[Problem description] Reproduce, character for character, the lines below from the first through the one with "import matplotlib.pyplot as plt". Leave pictures out.

[Information shown]
———

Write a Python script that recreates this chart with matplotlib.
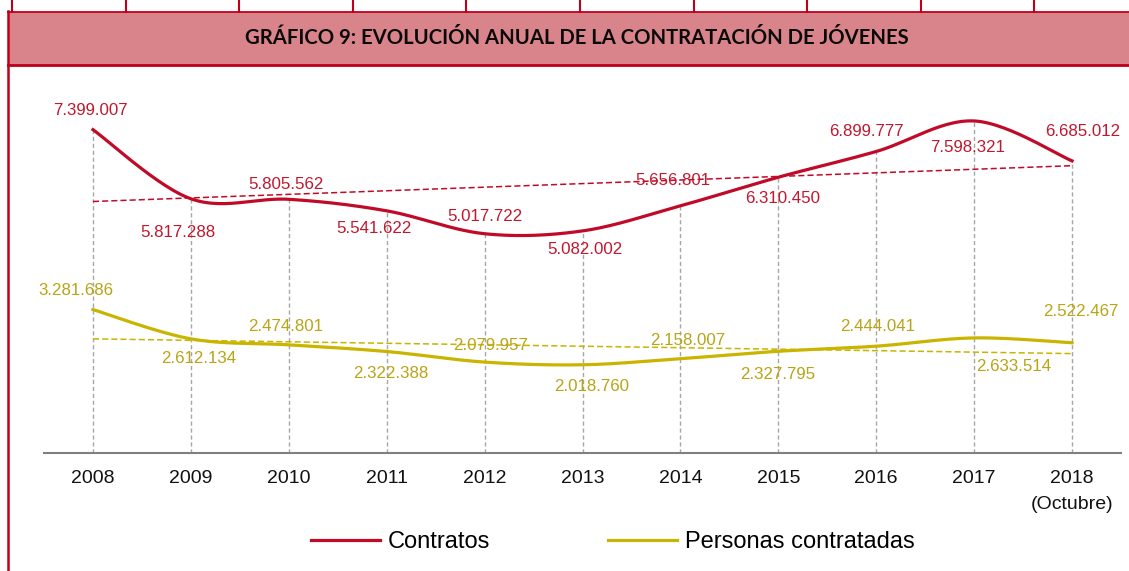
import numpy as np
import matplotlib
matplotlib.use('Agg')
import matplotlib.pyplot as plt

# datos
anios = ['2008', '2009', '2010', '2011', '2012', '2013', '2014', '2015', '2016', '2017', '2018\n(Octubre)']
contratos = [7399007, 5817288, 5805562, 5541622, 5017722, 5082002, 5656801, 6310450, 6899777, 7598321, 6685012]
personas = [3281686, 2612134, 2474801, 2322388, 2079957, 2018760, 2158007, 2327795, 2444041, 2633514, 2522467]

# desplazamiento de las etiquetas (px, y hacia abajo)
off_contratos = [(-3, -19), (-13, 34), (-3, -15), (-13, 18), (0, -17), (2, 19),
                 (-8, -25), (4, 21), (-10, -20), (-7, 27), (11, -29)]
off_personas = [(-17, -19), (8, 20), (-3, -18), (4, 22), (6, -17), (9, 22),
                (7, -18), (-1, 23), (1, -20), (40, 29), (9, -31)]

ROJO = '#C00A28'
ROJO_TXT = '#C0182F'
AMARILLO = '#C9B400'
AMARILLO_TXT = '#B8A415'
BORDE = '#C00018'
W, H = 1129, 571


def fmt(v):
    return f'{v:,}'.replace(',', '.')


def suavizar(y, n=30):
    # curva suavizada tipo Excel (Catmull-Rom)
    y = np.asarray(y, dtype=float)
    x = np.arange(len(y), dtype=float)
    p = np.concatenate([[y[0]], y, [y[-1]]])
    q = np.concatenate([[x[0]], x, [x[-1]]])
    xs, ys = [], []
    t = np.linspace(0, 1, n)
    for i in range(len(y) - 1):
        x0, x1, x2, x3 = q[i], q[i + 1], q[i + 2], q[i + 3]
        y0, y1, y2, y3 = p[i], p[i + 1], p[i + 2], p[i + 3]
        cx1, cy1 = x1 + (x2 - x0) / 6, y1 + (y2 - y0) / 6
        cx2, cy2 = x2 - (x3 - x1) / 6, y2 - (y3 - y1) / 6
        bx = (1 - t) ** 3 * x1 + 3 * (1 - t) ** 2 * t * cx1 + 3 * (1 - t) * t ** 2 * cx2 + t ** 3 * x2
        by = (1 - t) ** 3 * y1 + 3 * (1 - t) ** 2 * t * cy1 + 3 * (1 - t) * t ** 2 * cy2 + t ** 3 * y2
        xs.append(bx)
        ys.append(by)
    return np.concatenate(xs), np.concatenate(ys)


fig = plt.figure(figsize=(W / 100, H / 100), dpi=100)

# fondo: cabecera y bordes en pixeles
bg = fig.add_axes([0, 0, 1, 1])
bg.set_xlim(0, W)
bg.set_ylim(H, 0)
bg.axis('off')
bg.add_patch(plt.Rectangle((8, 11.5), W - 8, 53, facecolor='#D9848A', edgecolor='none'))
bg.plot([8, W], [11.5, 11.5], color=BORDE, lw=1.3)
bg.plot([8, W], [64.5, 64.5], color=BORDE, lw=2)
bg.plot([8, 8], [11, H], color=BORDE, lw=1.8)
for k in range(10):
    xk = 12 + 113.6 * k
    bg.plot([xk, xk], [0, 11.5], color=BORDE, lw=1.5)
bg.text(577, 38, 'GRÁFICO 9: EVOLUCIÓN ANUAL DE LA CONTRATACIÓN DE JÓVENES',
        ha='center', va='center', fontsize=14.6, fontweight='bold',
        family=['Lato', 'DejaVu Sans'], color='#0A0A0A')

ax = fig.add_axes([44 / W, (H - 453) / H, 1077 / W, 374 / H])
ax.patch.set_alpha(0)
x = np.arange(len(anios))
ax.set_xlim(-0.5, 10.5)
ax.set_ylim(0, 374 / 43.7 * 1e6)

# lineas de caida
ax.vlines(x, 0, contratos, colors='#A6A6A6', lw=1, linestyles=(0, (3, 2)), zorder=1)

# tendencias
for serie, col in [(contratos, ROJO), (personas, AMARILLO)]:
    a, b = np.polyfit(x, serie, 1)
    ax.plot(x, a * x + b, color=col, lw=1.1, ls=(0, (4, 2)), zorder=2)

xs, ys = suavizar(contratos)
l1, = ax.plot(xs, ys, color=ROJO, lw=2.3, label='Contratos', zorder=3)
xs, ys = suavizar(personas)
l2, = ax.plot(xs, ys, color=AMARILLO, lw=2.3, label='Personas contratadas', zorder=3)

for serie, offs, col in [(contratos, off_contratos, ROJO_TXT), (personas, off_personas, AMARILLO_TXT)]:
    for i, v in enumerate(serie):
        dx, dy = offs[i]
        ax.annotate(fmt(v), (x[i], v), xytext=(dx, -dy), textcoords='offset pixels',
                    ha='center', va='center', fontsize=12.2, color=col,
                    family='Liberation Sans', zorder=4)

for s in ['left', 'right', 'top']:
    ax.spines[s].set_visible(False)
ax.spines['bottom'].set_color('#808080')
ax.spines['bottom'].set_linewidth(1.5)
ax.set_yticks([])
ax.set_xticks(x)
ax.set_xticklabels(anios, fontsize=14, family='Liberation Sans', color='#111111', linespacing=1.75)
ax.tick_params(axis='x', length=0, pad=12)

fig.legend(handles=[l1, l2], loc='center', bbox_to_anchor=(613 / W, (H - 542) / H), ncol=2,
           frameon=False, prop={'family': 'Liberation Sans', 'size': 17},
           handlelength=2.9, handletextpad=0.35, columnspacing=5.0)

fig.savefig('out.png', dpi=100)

———

[Task response]
Write a Python script that recreates this chart with matplotlib.
import numpy as np
import matplotlib
matplotlib.use('Agg')
import matplotlib.pyplot as plt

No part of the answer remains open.